Venezia v Marshall

Case

[2001] VSCA 160

17 September 2001

No judgment structure available for this case.

SUPREME COURT OF VICTORIA

COURT OF APPEAL

No. 6249 of 2000

FRANCESCO VENEZIA

Appellant

v.

TANIA ELIZABETH MARSHALL

Respondent

---

JUDGES:

BROOKING, CHARLES and CHERNOV, JJ.A.

WHERE HELD:

MELBOURNE

DATE OF HEARING:

17 September 2001

DATE OF JUDGMENT HAND DOWN:

17 September 2001

MEDIUM NEUTRAL CITATION:

[2001] VSCA 160

---

Idle points - Lawyers' duty not to take - Drink-driving appeals - Stay on licence disqualification - Buying time where appeal based on idle point.

---

APPEARANCES: Counsel Solicitors
For the Appellant Mr J.T. Stevens (Sol.)
For the Respondent Mr A. Castle Ms K. Robertson, Solicitor for Public Prosecutions

BROOKING, J.A. (delivering the judgment of the Court): 

1  Late last week the appellant's solicitor told the Court that this appeal would be discontinued because the appellant had not put him in funds or given security for his costs.  In fact, notice of discontinuance has not been given, no doubt because the Court said in response that it would list the appeal for hearing today and possibly make an order under the Rules of Court that the appeal be not taken to be discontinued.

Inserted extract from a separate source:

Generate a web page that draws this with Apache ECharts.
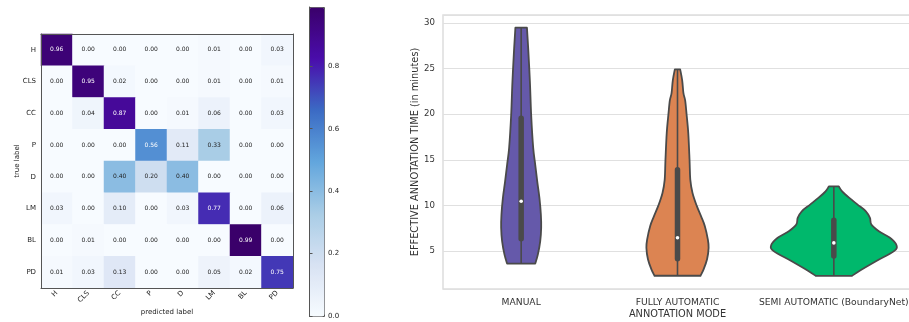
<!DOCTYPE html>
<html>
<head>
<meta charset="utf-8">
<script src="https://cdn.jsdelivr.net/npm/echarts@6/dist/echarts.min.js"></script>
<style>
  html, body { margin: 0; padding: 0; background: #fff; }
  #main { width: 909px; height: 322px; }
</style>
</head>
<body>
<div id="main"></div>
<script>
// confusion matrix
var predLabels = ['H', 'CLS', 'CC', 'P', 'D', 'LM', 'BL', 'PD'];
var trueLabels = ['H', 'CLS', 'CC', 'P', 'D', 'LM', 'BL', 'PD'];
var confusion = [
  [0.96, 0.00, 0.00, 0.00, 0.00, 0.01, 0.00, 0.03],
  [0.00, 0.95, 0.02, 0.00, 0.00, 0.01, 0.00, 0.01],
  [0.00, 0.04, 0.87, 0.00, 0.01, 0.06, 0.00, 0.03],
  [0.00, 0.00, 0.00, 0.56, 0.11, 0.33, 0.00, 0.00],
  [0.00, 0.00, 0.40, 0.20, 0.40, 0.00, 0.00, 0.00],
  [0.03, 0.00, 0.10, 0.00, 0.03, 0.77, 0.00, 0.06],
  [0.00, 0.01, 0.00, 0.00, 0.00, 0.00, 0.99, 0.00],
  [0.01, 0.03, 0.13, 0.00, 0.00, 0.05, 0.02, 0.75]
];
var colorbarTicks = [0, 0.2, 0.4, 0.6, 0.8];

// violin plot
var modes = ['MANUAL', 'FULLY AUTOMATIC', 'SEMI AUTOMATIC (BoundaryNet)'];
var manualLevels = [3.63, 4.64, 6.1, 7.55, 9.0, 10.8, 12.6, 14.45, 16.3, 19.9, 23.5, 27.2, 29.46];
var manualHalf = [0.090, 0.107, 0.122, 0.128, 0.126, 0.117, 0.103, 0.090, 0.077, 0.064, 0.056, 0.045, 0.037];
var fullyLevels = [2.3, 3.0, 4.1, 5.37, 6.28, 7.73, 8.8, 10.0, 11.36, 12.8, 15.0, 17.9, 20.0, 21.5, 22.3, 23.7, 24.9];
var fullyHalf = [0.147, 0.167, 0.189, 0.199, 0.194, 0.175, 0.151, 0.122, 0.096, 0.082, 0.077, 0.069, 0.058, 0.049, 0.038, 0.030, 0.017];
var semiLevels = [2.28, 2.82, 3.91, 5.0, 5.65, 6.46, 7.18, 7.91, 8.64, 9.36, 10.09, 10.82, 11.54, 12.08];
var semiHalf = [0.115, 0.163, 0.272, 0.385, 0.401, 0.359, 0.288, 0.240, 0.231, 0.205, 0.152, 0.099, 0.053, 0.032];
var whiskerLow = [3.63, 2.28, 2.28];
var whiskerHigh = [29.46, 24.9, 12.08];
var q1 = [6.35, 4.17, 4.46];
var q3 = [19.54, 13.9, 8.38];
var medians = [10.45, 6.46, 5.9];

var violinColors = ['#6559aa', '#dc8452', '#00b86c'];
var profiles = [
  { levels: manualLevels, half: manualHalf },
  { levels: fullyLevels, half: fullyHalf },
  { levels: semiLevels, half: semiHalf }
];

var chart = echarts.init(document.getElementById('main'));

var heatData = [];
confusion.forEach(function (row, r) {
  row.forEach(function (v, c) {
    heatData.push({
      value: [c, r, v],
      label: { color: v > 0.495 ? '#ffffff' : '#222222' }
    });
  });
});

// smooth curve through the points (catmull-rom as cubic beziers)
function curveThrough(pts) {
  var d = '';
  for (var k = 0; k < pts.length - 1; k++) {
    var p0 = pts[k - 1] || pts[k], p1 = pts[k], p2 = pts[k + 1], p3 = pts[k + 2] || p2;
    var c1 = [p1[0] + (p2[0] - p0[0]) / 6, p1[1] + (p2[1] - p0[1]) / 6];
    var c2 = [p2[0] - (p3[0] - p1[0]) / 6, p2[1] - (p3[1] - p1[1]) / 6];
    d += ' C' + c1[0] + ',' + c1[1] + ' ' + c2[0] + ',' + c2[1] + ' ' + p2[0] + ',' + p2[1];
  }
  return d;
}

function renderViolin(params, api) {
  var i = params.dataIndex;
  var prof = profiles[i];
  var band = api.size([1, 0])[0];
  var cx = api.coord([i, medians[i]])[0];
  var right = [], left = [];
  for (var k = 0; k < prof.levels.length; k++) {
    var y = api.coord([i, prof.levels[k]])[1];
    right.push([cx + prof.half[k] * band, y]);
    left.unshift([cx - prof.half[k] * band, y]);
  }
  var d = 'M' + right[0][0] + ',' + right[0][1] + curveThrough(right) +
    ' L' + left[0][0] + ',' + left[0][1] + curveThrough(left) + ' Z';
  var lo = api.coord([i, whiskerLow[i]])[1];
  var hi = api.coord([i, whiskerHigh[i]])[1];
  var b1 = api.coord([i, q1[i]])[1];
  var b3 = api.coord([i, q3[i]])[1];
  var md = api.coord([i, medians[i]])[1];
  return {
    type: 'group',
    children: [
      {
        type: 'path',
        shape: { pathData: d },
        style: { fill: violinColors[i], stroke: '#4a4a4a', lineWidth: 1.8, lineJoin: 'round' }
      },
      {
        type: 'line',
        shape: { x1: cx, y1: lo, x2: cx, y2: hi },
        style: { stroke: '#4a4a4a', lineWidth: 1.6 }
      },
      {
        type: 'line',
        shape: { x1: cx, y1: b1, x2: cx, y2: b3 },
        style: { stroke: '#4a4a4a', lineWidth: 5.5, lineCap: 'round' }
      },
      {
        type: 'circle',
        shape: { cx: cx, cy: md, r: 1.8 },
        style: { fill: '#ffffff' }
      }
    ]
  };
}

var option = {
  textStyle: { fontFamily: 'DejaVu Sans' },
  animation: false,
  grid: [
    { left: 41, top: 34, width: 252, height: 254, outerBoundsMode: 'none' },
    { left: 309, top: 7, width: 15, height: 309, outerBoundsMode: 'none' },
    {
      left: 443, top: 15, width: 469, height: 274, outerBoundsMode: 'none',
      show: true, borderColor: '#dddddd', borderWidth: 1.5
    }
  ],
  xAxis: [
    {
      gridIndex: 0, type: 'category', data: predLabels, z: 10,
      name: 'predicted label', nameLocation: 'middle', nameGap: 21, nameMoveOverlap: false,
      nameTextStyle: { fontSize: 7, color: '#222' },
      axisLine: { lineStyle: { color: '#555', width: 1 } },
      axisTick: { alignWithLabel: true, length: 3.5, lineStyle: { color: '#555' } },
      axisLabel: { rotate: 45, fontSize: 7, color: '#222', margin: 4, interval: 0 },
      splitLine: { show: false }
    },
    {
      gridIndex: 0, type: 'category', data: predLabels, position: 'top', z: 10,
      axisLine: { lineStyle: { color: '#555', width: 1 } },
      axisTick: { show: false }, axisLabel: { show: false }
    },
    { gridIndex: 1, type: 'value', show: false },
    {
      gridIndex: 2, type: 'category', data: modes,
      name: 'ANNOTATION MODE', nameLocation: 'middle', nameGap: 20, nameMoveOverlap: false,
      nameTextStyle: { fontSize: 9.8, color: '#333' },
      axisLine: { show: false }, axisTick: { show: false },
      axisLabel: { fontSize: 9.2, color: '#333', margin: 9, interval: 0 }
    }
  ],
  yAxis: [
    {
      gridIndex: 0, type: 'category', data: trueLabels, inverse: true, z: 10,
      name: 'true label', nameLocation: 'middle', nameGap: 20, nameMoveOverlap: false,
      nameTextStyle: { fontSize: 7, color: '#222' },
      axisLine: { lineStyle: { color: '#555', width: 1 } },
      axisTick: { alignWithLabel: true, length: 3.5, lineStyle: { color: '#555' } },
      axisLabel: { fontSize: 7, color: '#222', margin: 5, interval: 0 }
    },
    {
      gridIndex: 0, type: 'category', data: trueLabels, inverse: true, position: 'right', z: 10,
      axisLine: { lineStyle: { color: '#555', width: 1 } },
      axisTick: { show: false }, axisLabel: { show: false }
    },
    {
      gridIndex: 1, type: 'value', min: 0, max: 0.99, position: 'right', z: 10,
      axisLine: { show: true, lineStyle: { color: '#555' } },
      axisTick: { show: true, length: 3.5, customValues: colorbarTicks, lineStyle: { color: '#555' } },
      axisLabel: {
        fontSize: 7, color: '#222', margin: 4, customValues: colorbarTicks,
        formatter: function (v) { return v.toFixed(1); }
      },
      splitLine: { show: false }
    },
    {
      gridIndex: 2, type: 'value', min: 0.85, max: 30.85, splitNumber: 6,
      name: 'EFFECTIVE ANNOTATION TIME (in minutes)', nameLocation: 'middle', nameGap: 23,
      nameMoveOverlap: false,
      nameTextStyle: { fontSize: 9.8, color: '#333' },
      axisLine: { show: false }, axisTick: { show: false },
      axisLabel: { fontSize: 8.6, color: '#333', margin: 8, showMinLabel: false, showMaxLabel: false },
      splitLine: { lineStyle: { color: '#e0e0e0', width: 1.2 } }
    }
  ],
  visualMap: {
    type: 'continuous', min: 0, max: 0.99, seriesIndex: 0,
    left: 309, top: 7, itemWidth: 15, itemHeight: 309, padding: 0,
    calculable: false, showLabel: false, text: null,
    borderColor: '#555', borderWidth: 1,
    inRange: { color: ['#f7fbff', '#d8e2f3', '#a9cde6', '#62a6dd', '#3b6bc4', '#4a0dab', '#3a006a'] }
  },
  series: [
    {
      type: 'heatmap', xAxisIndex: 0, yAxisIndex: 0, data: heatData,
      label: {
        show: true, fontSize: 6,
        formatter: function (p) { return p.value[2].toFixed(2); }
      }
    },
    {
      type: 'custom', xAxisIndex: 3, yAxisIndex: 3,
      renderItem: renderViolin,
      encode: { x: 0, y: 1 },
      data: medians.map(function (m, i) { return [i, m]; })
    }
  ]
};

chart.setOption(option);
</script>
</body>
</html>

2  We desired the appeal to be listed for hearing for three reasons.  In the first place we wished to say something about the impropriety of taking manifestly hopeless points.  In the second place we wished to consider whether we should make a special order for costs against the appellant, more severe than the normal consequence of discontinuance.  In the third place we wished to say something about the position of legal practitioners where plainly hopeless cases are launched and proceeded with.

3  The appellant's solicitor tells us - and we accept - that he was advised by counsel that the point raised by this appeal was a good arguable one.  In these circumstances he cannot be said to have knowingly launched and prosecuted an appeal that should never have been brought.  A feature of this case is that the appellant has succeeded in obtaining at least four stays of the order cancelling his licence and disqualifying him from obtaining another.  While we entirely acquit the appellant's solicitor himself of any improper conduct, the circumstances in which stays were obtained in this case raise some disquiet, for reasons canvassed in argument.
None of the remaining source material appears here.